**STORED DATA:**
--- start ---

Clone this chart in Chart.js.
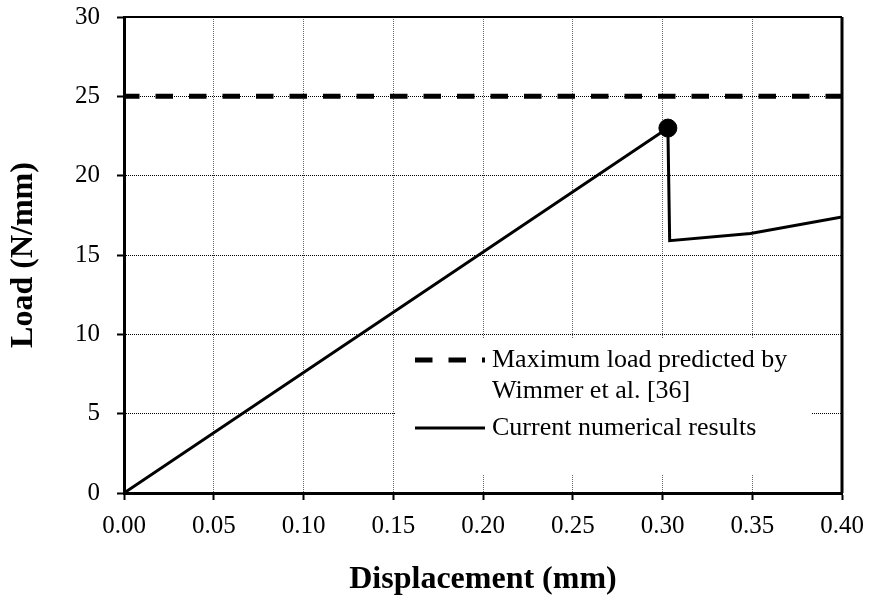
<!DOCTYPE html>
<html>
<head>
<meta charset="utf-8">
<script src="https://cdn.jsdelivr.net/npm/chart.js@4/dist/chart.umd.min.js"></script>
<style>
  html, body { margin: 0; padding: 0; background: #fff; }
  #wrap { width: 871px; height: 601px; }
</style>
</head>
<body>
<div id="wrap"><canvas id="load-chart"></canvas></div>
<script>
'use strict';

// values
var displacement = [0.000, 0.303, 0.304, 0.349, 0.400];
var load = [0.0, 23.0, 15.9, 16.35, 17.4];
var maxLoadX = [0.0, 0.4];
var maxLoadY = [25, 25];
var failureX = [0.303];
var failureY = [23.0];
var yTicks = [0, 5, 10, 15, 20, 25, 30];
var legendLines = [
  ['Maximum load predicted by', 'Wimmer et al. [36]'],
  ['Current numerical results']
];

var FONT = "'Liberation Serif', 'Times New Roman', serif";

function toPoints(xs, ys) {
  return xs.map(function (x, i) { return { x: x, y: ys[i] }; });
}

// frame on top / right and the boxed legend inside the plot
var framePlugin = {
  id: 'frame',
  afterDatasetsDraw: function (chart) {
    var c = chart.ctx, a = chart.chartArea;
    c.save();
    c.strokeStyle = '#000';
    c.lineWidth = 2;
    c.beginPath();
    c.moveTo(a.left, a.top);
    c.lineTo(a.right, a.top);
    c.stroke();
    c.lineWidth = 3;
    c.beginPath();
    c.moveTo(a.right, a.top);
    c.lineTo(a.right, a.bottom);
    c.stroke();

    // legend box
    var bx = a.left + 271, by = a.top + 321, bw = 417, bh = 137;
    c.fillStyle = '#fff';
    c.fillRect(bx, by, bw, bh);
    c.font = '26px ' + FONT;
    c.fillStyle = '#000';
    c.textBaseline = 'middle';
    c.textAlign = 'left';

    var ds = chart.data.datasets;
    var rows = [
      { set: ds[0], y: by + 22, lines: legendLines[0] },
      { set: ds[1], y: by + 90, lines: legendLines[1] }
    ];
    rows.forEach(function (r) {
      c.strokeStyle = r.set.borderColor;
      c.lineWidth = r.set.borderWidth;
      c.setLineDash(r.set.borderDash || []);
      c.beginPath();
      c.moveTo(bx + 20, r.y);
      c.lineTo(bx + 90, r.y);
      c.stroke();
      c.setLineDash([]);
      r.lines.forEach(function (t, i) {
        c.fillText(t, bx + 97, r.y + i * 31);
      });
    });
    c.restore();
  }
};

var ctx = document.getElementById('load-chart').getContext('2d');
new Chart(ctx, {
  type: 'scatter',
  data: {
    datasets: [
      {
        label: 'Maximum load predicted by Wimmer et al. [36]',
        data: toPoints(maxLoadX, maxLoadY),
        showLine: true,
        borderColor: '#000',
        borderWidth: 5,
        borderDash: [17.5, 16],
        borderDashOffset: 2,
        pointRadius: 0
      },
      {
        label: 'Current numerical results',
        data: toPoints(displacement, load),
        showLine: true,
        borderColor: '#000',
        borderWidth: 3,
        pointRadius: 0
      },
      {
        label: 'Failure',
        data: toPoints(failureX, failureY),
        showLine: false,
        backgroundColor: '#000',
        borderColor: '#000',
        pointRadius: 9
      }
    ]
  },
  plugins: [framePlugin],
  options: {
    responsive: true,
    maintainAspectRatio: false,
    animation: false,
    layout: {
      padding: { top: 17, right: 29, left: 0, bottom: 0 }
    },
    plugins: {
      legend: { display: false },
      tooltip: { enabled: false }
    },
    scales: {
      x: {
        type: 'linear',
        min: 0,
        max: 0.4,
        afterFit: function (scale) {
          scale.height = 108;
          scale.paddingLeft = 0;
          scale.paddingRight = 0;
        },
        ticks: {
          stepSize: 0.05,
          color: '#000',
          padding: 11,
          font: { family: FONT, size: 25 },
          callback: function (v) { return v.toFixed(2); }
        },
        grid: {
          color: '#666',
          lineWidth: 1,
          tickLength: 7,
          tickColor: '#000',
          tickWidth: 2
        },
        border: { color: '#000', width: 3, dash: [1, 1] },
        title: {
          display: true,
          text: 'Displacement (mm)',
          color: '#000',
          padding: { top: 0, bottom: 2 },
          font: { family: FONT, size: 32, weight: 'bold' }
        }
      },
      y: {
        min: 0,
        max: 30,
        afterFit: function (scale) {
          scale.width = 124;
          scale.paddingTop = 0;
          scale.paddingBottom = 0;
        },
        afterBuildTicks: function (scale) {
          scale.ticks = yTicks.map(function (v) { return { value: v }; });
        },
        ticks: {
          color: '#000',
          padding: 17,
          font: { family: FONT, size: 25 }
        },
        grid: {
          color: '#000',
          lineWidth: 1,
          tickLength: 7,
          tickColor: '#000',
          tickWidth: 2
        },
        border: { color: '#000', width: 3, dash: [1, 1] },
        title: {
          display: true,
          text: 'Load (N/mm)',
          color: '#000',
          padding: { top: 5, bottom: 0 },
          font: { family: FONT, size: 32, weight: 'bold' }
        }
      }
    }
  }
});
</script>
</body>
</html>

--- end ---

**WHAT THIS TASK INVOLVES:** Omit the pictures and give the material again, exactly and in full.

**EXPECTED ANSWER:**
Clone this chart in Chart.js.
<!DOCTYPE html>
<html>
<head>
<meta charset="utf-8">
<script src="https://cdn.jsdelivr.net/npm/chart.js@4/dist/chart.umd.min.js"></script>
<style>
  html, body { margin: 0; padding: 0; background: #fff; }
  #wrap { width: 871px; height: 601px; }
</style>
</head>
<body>
<div id="wrap"><canvas id="load-chart"></canvas></div>
<script>
'use strict';

// values
var displacement = [0.000, 0.303, 0.304, 0.349, 0.400];
var load = [0.0, 23.0, 15.9, 16.35, 17.4];
var maxLoadX = [0.0, 0.4];
var maxLoadY = [25, 25];
var failureX = [0.303];
var failureY = [23.0];
var yTicks = [0, 5, 10, 15, 20, 25, 30];
var legendLines = [
  ['Maximum load predicted by', 'Wimmer et al. [36]'],
  ['Current numerical results']
];

var FONT = "'Liberation Serif', 'Times New Roman', serif";

function toPoints(xs, ys) {
  return xs.map(function (x, i) { return { x: x, y: ys[i] }; });
}

// frame on top / right and the boxed legend inside the plot
var framePlugin = {
  id: 'frame',
  afterDatasetsDraw: function (chart) {
    var c = chart.ctx, a = chart.chartArea;
    c.save();
    c.strokeStyle = '#000';
    c.lineWidth = 2;
    c.beginPath();
    c.moveTo(a.left, a.top);
    c.lineTo(a.right, a.top);
    c.stroke();
    c.lineWidth = 3;
    c.beginPath();
    c.moveTo(a.right, a.top);
    c.lineTo(a.right, a.bottom);
    c.stroke();

    // legend box
    var bx = a.left + 271, by = a.top + 321, bw = 417, bh = 137;
    c.fillStyle = '#fff';
    c.fillRect(bx, by, bw, bh);
    c.font = '26px ' + FONT;
    c.fillStyle = '#000';
    c.textBaseline = 'middle';
    c.textAlign = 'left';

    var ds = chart.data.datasets;
    var rows = [
      { set: ds[0], y: by + 22, lines: legendLines[0] },
      { set: ds[1], y: by + 90, lines: legendLines[1] }
    ];
    rows.forEach(function (r) {
      c.strokeStyle = r.set.borderColor;
      c.lineWidth = r.set.borderWidth;
      c.setLineDash(r.set.borderDash || []);
      c.beginPath();
      c.moveTo(bx + 20, r.y);
      c.lineTo(bx + 90, r.y);
      c.stroke();
      c.setLineDash([]);
      r.lines.forEach(function (t, i) {
        c.fillText(t, bx + 97, r.y + i * 31);
      });
    });
    c.restore();
  }
};

var ctx = document.getElementById('load-chart').getContext('2d');
new Chart(ctx, {
  type: 'scatter',
  data: {
    datasets: [
      {
        label: 'Maximum load predicted by Wimmer et al. [36]',
        data: toPoints(maxLoadX, maxLoadY),
        showLine: true,
        borderColor: '#000',
        borderWidth: 5,
        borderDash: [17.5, 16],
        borderDashOffset: 2,
        pointRadius: 0
      },
      {
        label: 'Current numerical results',
        data: toPoints(displacement, load),
        showLine: true,
        borderColor: '#000',
        borderWidth: 3,
        pointRadius: 0
      },
      {
        label: 'Failure',
        data: toPoints(failureX, failureY),
        showLine: false,
        backgroundColor: '#000',
        borderColor: '#000',
        pointRadius: 9
      }
    ]
  },
  plugins: [framePlugin],
  options: {
    responsive: true,
    maintainAspectRatio: false,
    animation: false,
    layout: {
      padding: { top: 17, right: 29, left: 0, bottom: 0 }
    },
    plugins: {
      legend: { display: false },
      tooltip: { enabled: false }
    },
    scales: {
      x: {
        type: 'linear',
        min: 0,
        max: 0.4,
        afterFit: function (scale) {
          scale.height = 108;
          scale.paddingLeft = 0;
          scale.paddingRight = 0;
        },
        ticks: {
          stepSize: 0.05,
          color: '#000',
          padding: 11,
          font: { family: FONT, size: 25 },
          callback: function (v) { return v.toFixed(2); }
        },
        grid: {
          color: '#666',
          lineWidth: 1,
          tickLength: 7,
          tickColor: '#000',
          tickWidth: 2
        },
        border: { color: '#000', width: 3, dash: [1, 1] },
        title: {
          display: true,
          text: 'Displacement (mm)',
          color: '#000',
          padding: { top: 0, bottom: 2 },
          font: { family: FONT, size: 32, weight: 'bold' }
        }
      },
      y: {
        min: 0,
        max: 30,
        afterFit: function (scale) {
          scale.width = 124;
          scale.paddingTop = 0;
          scale.paddingBottom = 0;
        },
        afterBuildTicks: function (scale) {
          scale.ticks = yTicks.map(function (v) { return { value: v }; });
        },
        ticks: {
          color: '#000',
          padding: 17,
          font: { family: FONT, size: 25 }
        },
        grid: {
          color: '#000',
          lineWidth: 1,
          tickLength: 7,
          tickColor: '#000',
          tickWidth: 2
        },
        border: { color: '#000', width: 3, dash: [1, 1] },
        title: {
          display: true,
          text: 'Load (N/mm)',
          color: '#000',
          padding: { top: 5, bottom: 0 },
          font: { family: FONT, size: 32, weight: 'bold' }
        }
      }
    }
  }
});
</script>
</body>
</html>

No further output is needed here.